Stored data:

────────────────────────────────────────

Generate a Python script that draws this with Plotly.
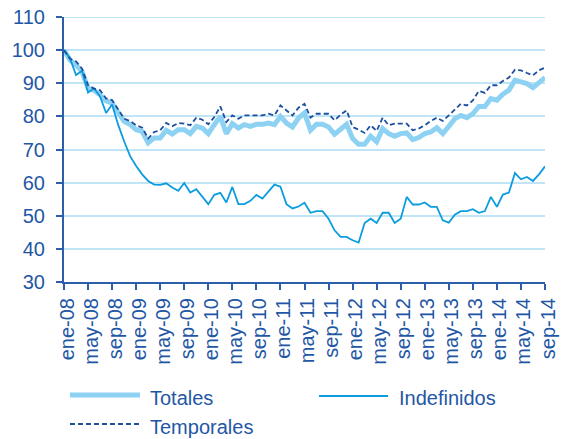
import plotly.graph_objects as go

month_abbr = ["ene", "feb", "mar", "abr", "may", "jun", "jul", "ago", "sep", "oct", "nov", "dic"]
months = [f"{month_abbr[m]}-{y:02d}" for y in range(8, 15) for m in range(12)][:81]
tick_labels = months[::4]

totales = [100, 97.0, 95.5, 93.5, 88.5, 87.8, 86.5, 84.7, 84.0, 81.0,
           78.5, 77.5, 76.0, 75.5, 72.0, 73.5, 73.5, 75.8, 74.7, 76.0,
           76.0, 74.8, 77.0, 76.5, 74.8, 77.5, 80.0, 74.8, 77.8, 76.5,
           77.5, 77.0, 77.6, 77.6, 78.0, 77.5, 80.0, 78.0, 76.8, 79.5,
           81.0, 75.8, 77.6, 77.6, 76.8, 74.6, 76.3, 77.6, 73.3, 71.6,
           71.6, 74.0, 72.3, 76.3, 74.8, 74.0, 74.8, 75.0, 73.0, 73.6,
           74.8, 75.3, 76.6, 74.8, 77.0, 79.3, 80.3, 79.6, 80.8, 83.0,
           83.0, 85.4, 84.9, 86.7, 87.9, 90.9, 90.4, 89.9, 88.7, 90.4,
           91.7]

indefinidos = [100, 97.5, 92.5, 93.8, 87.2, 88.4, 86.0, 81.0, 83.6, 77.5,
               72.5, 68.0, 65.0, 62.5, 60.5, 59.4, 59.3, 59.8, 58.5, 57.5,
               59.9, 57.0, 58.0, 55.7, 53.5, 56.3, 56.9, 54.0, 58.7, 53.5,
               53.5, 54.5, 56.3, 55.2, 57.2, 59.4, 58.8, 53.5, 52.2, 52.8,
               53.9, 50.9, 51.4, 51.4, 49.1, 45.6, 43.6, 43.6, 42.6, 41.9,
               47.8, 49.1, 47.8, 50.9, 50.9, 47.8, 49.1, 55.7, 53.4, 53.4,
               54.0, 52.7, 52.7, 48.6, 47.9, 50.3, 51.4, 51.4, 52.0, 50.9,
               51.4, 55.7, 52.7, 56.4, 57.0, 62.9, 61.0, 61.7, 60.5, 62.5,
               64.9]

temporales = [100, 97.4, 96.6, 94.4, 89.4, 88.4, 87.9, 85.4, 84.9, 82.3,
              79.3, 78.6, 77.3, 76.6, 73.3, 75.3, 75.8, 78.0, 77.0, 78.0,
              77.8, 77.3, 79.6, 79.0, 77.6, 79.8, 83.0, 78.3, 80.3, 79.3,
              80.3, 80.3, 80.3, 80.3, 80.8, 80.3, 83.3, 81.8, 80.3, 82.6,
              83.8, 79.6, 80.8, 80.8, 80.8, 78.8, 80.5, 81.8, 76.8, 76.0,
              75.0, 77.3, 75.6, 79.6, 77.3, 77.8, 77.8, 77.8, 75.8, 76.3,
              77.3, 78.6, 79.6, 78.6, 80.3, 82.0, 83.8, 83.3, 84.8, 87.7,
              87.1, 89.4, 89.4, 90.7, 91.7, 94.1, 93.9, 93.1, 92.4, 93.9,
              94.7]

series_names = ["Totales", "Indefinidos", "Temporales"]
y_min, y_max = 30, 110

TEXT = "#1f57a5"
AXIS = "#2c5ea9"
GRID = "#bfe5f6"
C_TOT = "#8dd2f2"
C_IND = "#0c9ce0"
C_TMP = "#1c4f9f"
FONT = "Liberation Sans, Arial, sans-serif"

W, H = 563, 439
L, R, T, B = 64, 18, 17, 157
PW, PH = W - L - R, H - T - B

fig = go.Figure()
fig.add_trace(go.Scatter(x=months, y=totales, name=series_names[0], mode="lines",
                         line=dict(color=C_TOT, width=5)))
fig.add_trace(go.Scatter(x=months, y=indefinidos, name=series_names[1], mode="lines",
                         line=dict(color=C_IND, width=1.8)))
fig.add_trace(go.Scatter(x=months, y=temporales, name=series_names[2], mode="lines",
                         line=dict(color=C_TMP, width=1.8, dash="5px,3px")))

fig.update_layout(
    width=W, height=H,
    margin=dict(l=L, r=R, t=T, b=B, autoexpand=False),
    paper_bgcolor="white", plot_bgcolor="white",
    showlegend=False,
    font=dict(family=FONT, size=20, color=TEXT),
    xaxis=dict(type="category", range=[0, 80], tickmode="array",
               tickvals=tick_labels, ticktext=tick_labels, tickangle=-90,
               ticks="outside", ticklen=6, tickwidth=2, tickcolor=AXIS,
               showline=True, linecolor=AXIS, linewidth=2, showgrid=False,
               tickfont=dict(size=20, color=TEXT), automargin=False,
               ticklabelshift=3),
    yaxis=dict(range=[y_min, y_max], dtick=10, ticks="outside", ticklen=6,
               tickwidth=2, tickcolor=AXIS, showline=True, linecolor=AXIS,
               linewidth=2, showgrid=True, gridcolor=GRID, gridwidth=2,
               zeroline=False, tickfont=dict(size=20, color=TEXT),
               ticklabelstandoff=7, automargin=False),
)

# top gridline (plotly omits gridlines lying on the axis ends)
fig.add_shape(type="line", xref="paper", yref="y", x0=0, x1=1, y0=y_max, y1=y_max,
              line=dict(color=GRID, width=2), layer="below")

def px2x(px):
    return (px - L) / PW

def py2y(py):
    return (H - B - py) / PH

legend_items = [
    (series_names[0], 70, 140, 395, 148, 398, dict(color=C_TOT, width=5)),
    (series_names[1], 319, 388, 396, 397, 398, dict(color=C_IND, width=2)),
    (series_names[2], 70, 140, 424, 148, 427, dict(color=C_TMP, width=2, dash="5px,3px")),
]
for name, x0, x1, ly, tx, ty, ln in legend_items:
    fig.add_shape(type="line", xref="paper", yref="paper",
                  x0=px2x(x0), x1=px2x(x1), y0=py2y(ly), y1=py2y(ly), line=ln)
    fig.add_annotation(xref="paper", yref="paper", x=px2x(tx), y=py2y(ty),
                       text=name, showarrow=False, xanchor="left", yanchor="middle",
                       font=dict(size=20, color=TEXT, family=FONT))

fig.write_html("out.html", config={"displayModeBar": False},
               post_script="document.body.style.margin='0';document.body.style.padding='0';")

────────────────────────────────────────

What you will do:
Begin at the first line of the material and copy each line exactly through the one containing "tick_labels = months[::4]". Omit pictures.

Worked solution:
Generate a Python script that draws this with Plotly.
import plotly.graph_objects as go

month_abbr = ["ene", "feb", "mar", "abr", "may", "jun", "jul", "ago", "sep", "oct", "nov", "dic"]
months = [f"{month_abbr[m]}-{y:02d}" for y in range(8, 15) for m in range(12)][:81]
tick_labels = months[::4]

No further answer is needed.